Your aim is to enable Google to clearly understand what your site is about, easily index your pages, and smoothly navigate its structure and content, in order to rank it accurately. Your aim, of course, is to build your ranking, especially when you’re competing at a national or international level, with a world of online content and competition.

On-page SEO

Your goal with international on-page SEO is to optimise your pages to make it easier for Google to geo-locate them and identify their relevance. So, make sure to organise your global URLs in a rational, repeatable way, so that localised content can be geo-targeted by subdirectory, subdomain, or domain.

It’s vital to localise your site for each target country while presenting a consistent brand presence globally. Localising your design reduces the risk of duplicate content and enhances user engagement

For effective on-page SEO, it’s essential to localise:

  • URLs
  • Title tags, with localised targeted keywords
  • Headings (H1)
  • Body content
  • Alt attributes, including image file names
  • Meta titles and descriptions
  • Navigation labels
  • Address details
  • Fast upload speeds
  • Mobile-friendliness
  • Internal links e.g. link to internal blog

Off-page SEO

This focuses on increasing the authority of your site through building links from other websites, and basically, through all optimisation that happens off-site. The more links your website has, the higher it ranks in Google search. Ways you can build these links include:

  • Creating amazing, relevant, engaging and localised site content

  • Social media marketing — encouraging sharing of your content

  • Genuine reviews on third party sites

  • Article sharing — submitting interesting, high quality articles to well-regarded PR article submission directory, with links to your website

  • Image and/or video submission — on image and video submission sites, including title, description, tags and links

  • Document sharing — unique and valuable content in pdf or ppt format, on document sharing sites

8 How we determine a website’s targeted country

Country-code top-level domain names (ccTLDs)

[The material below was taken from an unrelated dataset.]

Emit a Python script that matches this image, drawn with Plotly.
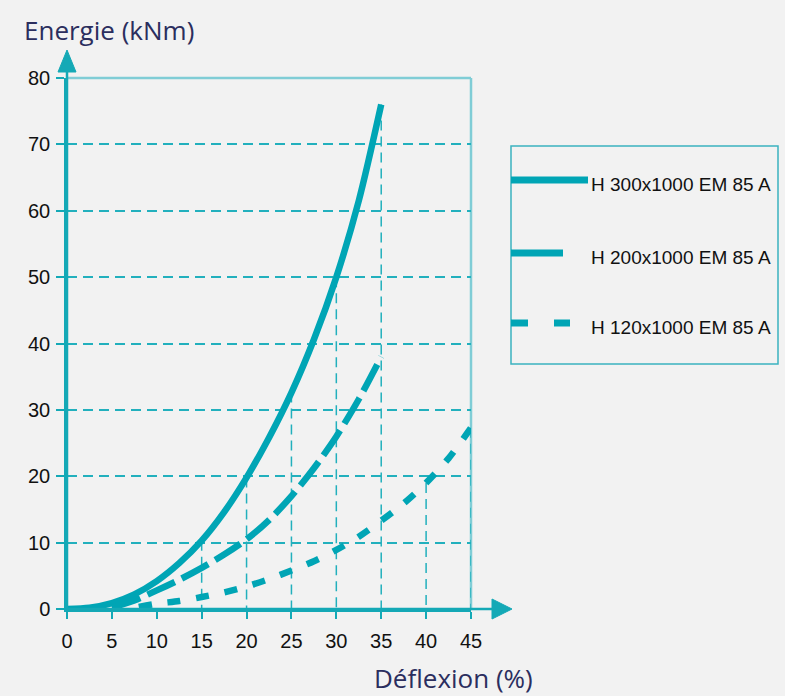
import numpy as np
import plotly.graph_objects as go

# ---- data ----
series_names = ["H 300x1000 EM 85 A", "H 200x1000 EM 85 A", "H 120x1000 EM 85 A"]

h300_x = [0, 2.5, 5, 7.5, 10, 12.5, 15, 17.5, 20, 22.5, 25, 27.5, 30, 32.5, 35]
h300_y = [0, 0.2, 0.9, 2.2, 4.2, 6.9, 10.3, 14.6, 19.8, 25.8, 32.6, 40.6, 50, 61.5, 76]

h200_x = [5, 7.5, 10, 12.5, 15, 17.5, 20, 22.5, 25, 27.5, 30, 32.5, 35]
h200_y = [0.2, 1.3, 2.8, 4.4, 6.2, 8.2, 10.5, 13.4, 17, 21.2, 26, 31.6, 38]

h120_x = [8, 10, 12.5, 15, 17.5, 20, 22.5, 25, 27.5, 30, 32.5, 35, 37.5, 40, 42.5, 45]
h120_y = [0.3, 0.8, 1.2, 1.8, 2.5, 3.4, 4.5, 5.8, 7.2, 8.9, 10.9, 13.3, 15.9, 19, 22.7, 27.3]

x_ticks = [0, 5, 10, 15, 20, 25, 30, 35, 40, 45]
y_ticks = [0, 10, 20, 30, 40, 50, 60, 70, 80]

drop_x_h300 = [15, 20, 25, 30, 35]
drop_x_h120 = [40, 45]

x_title = "Déflexion (%)"
y_title = "Energie (kNm)"

# ---- styling ----
TEAL = "#00a5b5"
AXIS = "#14a9b6"
GRID = "#22b0bd"
FRAME = "#80cdd6"
NAVY = "#2b2e5e"
BG = "#f2f2f2"
TICKFONT = dict(family="Liberation Sans, Arial, sans-serif", size=20, color="#111111")
LEGFONT = dict(family="Liberation Sans, Arial, sans-serif", size=19, color="#111111")

W, H = 785, 696
L, R, T, B = 67, 314, 78, 87
PW, PH = W - L - R, H - T - B


def px2paper(px, py):
    return (px - L) / PW, (H - B - py) / PH


fig = go.Figure()

# drop lines
dx, dy = [], []
for xv in drop_x_h300:
    dx += [xv, xv, None]
    dy += [float(np.interp(xv, h300_x, h300_y)), 0, None]
for xv in drop_x_h120:
    dx += [xv, xv, None]
    dy += [float(np.interp(xv, h120_x, h120_y)), 0, None]
fig.add_trace(go.Scatter(x=dx, y=dy, mode="lines", showlegend=False, hoverinfo="skip",
                         line=dict(color=GRID, width=1.5, dash="10px,6px")))

styles = [
    dict(dash="solid"),
    dict(dash="30px,8px"),
    dict(dash="13px,16px"),
]
for name, xs, ys, st in zip(series_names, [h300_x, h200_x, h120_x], [h300_y, h200_y, h120_y], styles):
    fig.add_trace(go.Scatter(x=xs, y=ys, mode="lines", name=name, showlegend=False,
                             line=dict(color=TEAL, width=6.5, dash=st["dash"], shape="spline",
                                       smoothing=0.8)))

shapes = []
# frame (top and right)
shapes.append(dict(type="line", xref="paper", yref="paper", x0=0, x1=1, y0=1, y1=1,
                   line=dict(color=FRAME, width=2.5), layer="below"))
shapes.append(dict(type="line", xref="paper", yref="paper", x0=1, x1=1, y0=0, y1=1,
                   line=dict(color=FRAME, width=2.5), layer="below"))

# axis extensions + arrows
ax_x_end = px2paper(492, 609)[0]
shapes.append(dict(type="line", xref="paper", yref="paper", x0=0, x1=ax_x_end, y0=0, y1=0,
                   line=dict(color=AXIS, width=2.5)))
tip = px2paper(512, 609)
b1 = px2paper(492, 599)
b2 = px2paper(492, 619)
shapes.append(dict(type="path", xref="paper", yref="paper",
                   path=f"M {tip[0]},{tip[1]} L {b1[0]},{b1[1]} L {b2[0]},{b2[1]} Z",
                   fillcolor=AXIS, line=dict(color=AXIS, width=1)))
ay_end = px2paper(67, 72)[1]
shapes.append(dict(type="line", xref="paper", yref="paper", x0=0, x1=0, y0=0, y1=ay_end,
                   line=dict(color=AXIS, width=2.5)))
tip = px2paper(67, 50)
b1 = px2paper(58, 72)
b2 = px2paper(76, 72)
shapes.append(dict(type="path", xref="paper", yref="paper",
                   path=f"M {tip[0]},{tip[1]} L {b1[0]},{b1[1]} L {b2[0]},{b2[1]} Z",
                   fillcolor=AXIS, line=dict(color=AXIS, width=1)))

# manual legend
lx0, ly1 = px2paper(511, 146)
lx1, ly0 = px2paper(778, 364)
shapes.append(dict(type="rect", xref="paper", yref="paper", x0=lx0, x1=lx1, y0=ly0, y1=ly1,
                   line=dict(color="#3bb3c0", width=1.5), fillcolor="rgba(0,0,0,0)"))
legend_rows_py = [180, 253, 323]
legend_line_end_px = [588, 563, 570]
legend_dash = ["solid", "solid", "17px,26px"]
annotations = []
for name, py, ex, dsh in zip(series_names, legend_rows_py, legend_line_end_px, legend_dash):
    xa, ya = px2paper(511, py)
    xb, _ = px2paper(ex, py)
    shapes.append(dict(type="line", xref="paper", yref="paper", x0=xa, x1=xb, y0=ya, y1=ya,
                       line=dict(color=TEAL, width=7, dash=dsh)))
    tx, ty = px2paper(589, py + 4)
    annotations.append(dict(xref="paper", yref="paper", x=tx, y=ty, xanchor="left", yanchor="middle",
                            text=name, showarrow=False, font=LEGFONT))

# axis titles
tx, ty = px2paper(22, 30)
annotations.append(dict(xref="paper", yref="paper", x=tx, y=ty, xanchor="left", yanchor="middle",
                        text=y_title, showarrow=False,
                        font=dict(family="Open Sans, sans-serif", size=26, color=NAVY)))
tx, ty = px2paper(535, 678)
annotations.append(dict(xref="paper", yref="paper", x=tx, y=ty, xanchor="right", yanchor="middle",
                        text=x_title, showarrow=False,
                        font=dict(family="Open Sans, sans-serif", size=26, color=NAVY)))

fig.update_layout(
    width=W, height=H,
    margin=dict(l=L, r=R, t=T, b=B, pad=0),
    paper_bgcolor=BG, plot_bgcolor=BG,
    showlegend=False,
    shapes=shapes,
    annotations=annotations,
    xaxis=dict(range=[0, 45], tickvals=x_ticks, ticks="outside", ticklen=7, tickwidth=2,
               tickcolor=AXIS, showline=True, linecolor=AXIS, linewidth=2.5,
               showgrid=False, zeroline=False, tickfont=TICKFONT, ticklabelstandoff=5,
               fixedrange=True),
    yaxis=dict(range=[0, 80], tickvals=y_ticks, ticks="outside", ticklen=8, tickwidth=2,
               tickcolor=AXIS, showline=True, linecolor=AXIS, linewidth=2.5,
               showgrid=True, gridcolor=GRID, gridwidth=1.5, griddash="10px,6px",
               zeroline=False, tickfont=TICKFONT, ticklabelstandoff=2, fixedrange=True),
)

fig.write_html("out.html", config={"displayModeBar": False},
               post_script="document.body.style.margin='0';document.body.style.background='#f2f2f2';")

Multiple, separate websites for each target region and language — for instance .de for Germany, .cn for China — are a strong signal to both users and search engines that your site is explicitly intended for a certain country. Some countries have restrictions on who can use ccTLDs, so be sure to do your research.

Tip

We treat some vanity ccTLDs — .tv, .me — as generic Top Level Domains (gTLDs), as we've found that users and webmasters frequently see these as being more generic than country-targeted. See a full list of domains Google treats as generic.

Geotargeting settings

If you’re creating a single multi-regional/multilingual website, you’ll need a generic (gTLD) domain. One domain has the advantage of meaning only one SEO campaign. So, you’d have a single generic (gTLD) domain, and then separate each language into a folder. For instance, myamazingsite.com/en/ and myamazingsite.com/de/ and myamazingsite.com/es/. Building authority to your original English site will have a positive impact on other language folders too.

For content specific to a certain country, geotargeting tells Google certain pages are relevant to users. If your site has a gTLD — for example .com, org, or .net — you can use the Country Targeting Tool in Search Console to tell Google your site is targeted at a specific country. However, don’t use this tool if your site targets more than a single country.

Tip

As regional top-level domains such as .eu or .asia are not specific to a single country, Google treats them as generic top-level domains.

Server location

The server location (through the IP address of the server) is often physically near your users and can be a signal about your site’s intended audience. But some websites use distributed content delivery networks (CDNs) or are hosted in a different country with better web server infrastructure, so it’s not a definitive signal.

Other signals

Other clues as to the intended audience of your site can include local addresses and phone numbers on the site pages, the use of local language and currency, links from other local sites, and/or the use of Google My Business (where available). Google does not use locational meta tags (like geo.position or distribution) or HTML attributes for geotargeting.

9 URL structures

It’s difficult to determine geotargeting on a page by page basis, so it makes sense to consider using a URL structure that makes it easy to segment parts of the website for geotargeting. Here are the pros and cons of all your options:

URL structure Example Pros Cons
Country-specific example.ie Clear geotargeting

Server location irrelevant

Easy separation of sites
Expensive (can have limited availability)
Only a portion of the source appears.